-- Start Recorded information --

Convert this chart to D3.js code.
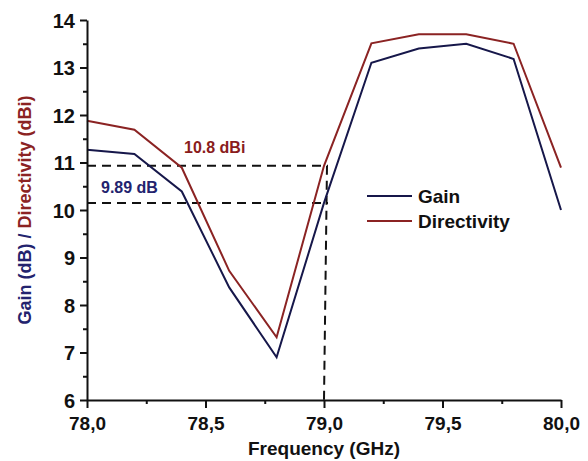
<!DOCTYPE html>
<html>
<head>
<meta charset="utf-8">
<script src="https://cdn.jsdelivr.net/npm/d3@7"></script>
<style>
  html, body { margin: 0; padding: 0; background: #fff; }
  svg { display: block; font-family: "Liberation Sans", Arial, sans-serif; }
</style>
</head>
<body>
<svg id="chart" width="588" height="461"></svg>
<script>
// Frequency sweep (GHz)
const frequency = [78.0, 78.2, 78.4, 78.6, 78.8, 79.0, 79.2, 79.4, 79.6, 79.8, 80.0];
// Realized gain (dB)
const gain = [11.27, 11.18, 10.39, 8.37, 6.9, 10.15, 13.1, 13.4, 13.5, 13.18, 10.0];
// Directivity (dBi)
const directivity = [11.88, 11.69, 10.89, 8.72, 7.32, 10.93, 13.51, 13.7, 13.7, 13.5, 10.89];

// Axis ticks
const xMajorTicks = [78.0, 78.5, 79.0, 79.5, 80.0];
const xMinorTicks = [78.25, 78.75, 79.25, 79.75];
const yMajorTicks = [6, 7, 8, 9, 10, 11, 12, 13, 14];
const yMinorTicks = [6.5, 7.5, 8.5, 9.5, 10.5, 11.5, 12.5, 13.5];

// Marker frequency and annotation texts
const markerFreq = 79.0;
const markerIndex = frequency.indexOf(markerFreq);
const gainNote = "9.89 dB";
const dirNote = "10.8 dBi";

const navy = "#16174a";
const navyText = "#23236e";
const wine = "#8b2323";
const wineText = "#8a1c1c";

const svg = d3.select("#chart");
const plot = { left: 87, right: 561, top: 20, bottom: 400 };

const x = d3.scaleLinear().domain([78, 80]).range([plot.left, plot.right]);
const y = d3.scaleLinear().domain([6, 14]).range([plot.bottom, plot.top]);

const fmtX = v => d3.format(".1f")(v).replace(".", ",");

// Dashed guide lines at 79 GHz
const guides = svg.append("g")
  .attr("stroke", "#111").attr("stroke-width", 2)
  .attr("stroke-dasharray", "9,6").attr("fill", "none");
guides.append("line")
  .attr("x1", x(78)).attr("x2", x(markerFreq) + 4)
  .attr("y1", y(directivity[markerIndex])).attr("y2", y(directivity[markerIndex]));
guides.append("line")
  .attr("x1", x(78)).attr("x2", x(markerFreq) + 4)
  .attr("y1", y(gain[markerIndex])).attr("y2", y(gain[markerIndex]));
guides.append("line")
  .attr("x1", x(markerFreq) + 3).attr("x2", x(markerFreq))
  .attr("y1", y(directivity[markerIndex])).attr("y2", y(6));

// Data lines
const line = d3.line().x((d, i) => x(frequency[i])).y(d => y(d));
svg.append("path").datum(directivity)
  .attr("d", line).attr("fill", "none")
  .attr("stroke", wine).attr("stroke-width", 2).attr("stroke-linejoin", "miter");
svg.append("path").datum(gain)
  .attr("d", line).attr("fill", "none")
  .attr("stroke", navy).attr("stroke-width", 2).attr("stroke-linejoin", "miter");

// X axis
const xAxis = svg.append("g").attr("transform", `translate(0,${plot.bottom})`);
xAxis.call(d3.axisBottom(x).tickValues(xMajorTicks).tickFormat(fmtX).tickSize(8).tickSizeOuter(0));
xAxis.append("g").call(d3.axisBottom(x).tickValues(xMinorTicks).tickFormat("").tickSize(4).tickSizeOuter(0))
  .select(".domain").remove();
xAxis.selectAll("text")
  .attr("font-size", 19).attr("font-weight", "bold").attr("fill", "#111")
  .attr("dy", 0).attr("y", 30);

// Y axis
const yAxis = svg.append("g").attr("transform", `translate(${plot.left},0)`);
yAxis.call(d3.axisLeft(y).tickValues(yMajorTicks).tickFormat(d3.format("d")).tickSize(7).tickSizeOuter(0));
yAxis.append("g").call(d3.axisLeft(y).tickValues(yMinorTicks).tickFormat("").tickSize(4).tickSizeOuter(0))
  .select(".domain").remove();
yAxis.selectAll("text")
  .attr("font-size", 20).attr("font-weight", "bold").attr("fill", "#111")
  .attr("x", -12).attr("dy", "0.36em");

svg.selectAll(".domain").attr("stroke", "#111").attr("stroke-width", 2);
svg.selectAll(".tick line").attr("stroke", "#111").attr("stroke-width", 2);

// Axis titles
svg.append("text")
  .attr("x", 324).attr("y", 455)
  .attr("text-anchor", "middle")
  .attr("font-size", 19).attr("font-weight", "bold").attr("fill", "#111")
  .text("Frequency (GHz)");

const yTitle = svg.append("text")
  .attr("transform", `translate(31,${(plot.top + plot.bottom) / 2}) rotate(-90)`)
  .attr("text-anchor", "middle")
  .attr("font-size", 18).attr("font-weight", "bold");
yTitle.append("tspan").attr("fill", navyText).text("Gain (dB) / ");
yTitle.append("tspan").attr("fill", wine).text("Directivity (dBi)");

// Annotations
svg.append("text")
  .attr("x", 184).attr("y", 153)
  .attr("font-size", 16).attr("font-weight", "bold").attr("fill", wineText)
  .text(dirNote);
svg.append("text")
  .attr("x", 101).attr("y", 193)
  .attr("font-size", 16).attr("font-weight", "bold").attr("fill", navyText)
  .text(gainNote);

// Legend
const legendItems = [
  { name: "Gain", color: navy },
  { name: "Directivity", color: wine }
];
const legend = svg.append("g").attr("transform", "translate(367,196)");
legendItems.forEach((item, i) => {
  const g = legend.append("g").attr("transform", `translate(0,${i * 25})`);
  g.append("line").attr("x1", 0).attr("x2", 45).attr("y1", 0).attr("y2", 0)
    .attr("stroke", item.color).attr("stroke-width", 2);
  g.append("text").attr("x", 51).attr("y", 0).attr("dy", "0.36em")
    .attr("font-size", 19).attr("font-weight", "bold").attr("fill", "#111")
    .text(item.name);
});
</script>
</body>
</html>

-- End Recorded information --

Short exercise: The answer is one number: how many lines of the material above contain "chart".

Final answer: 3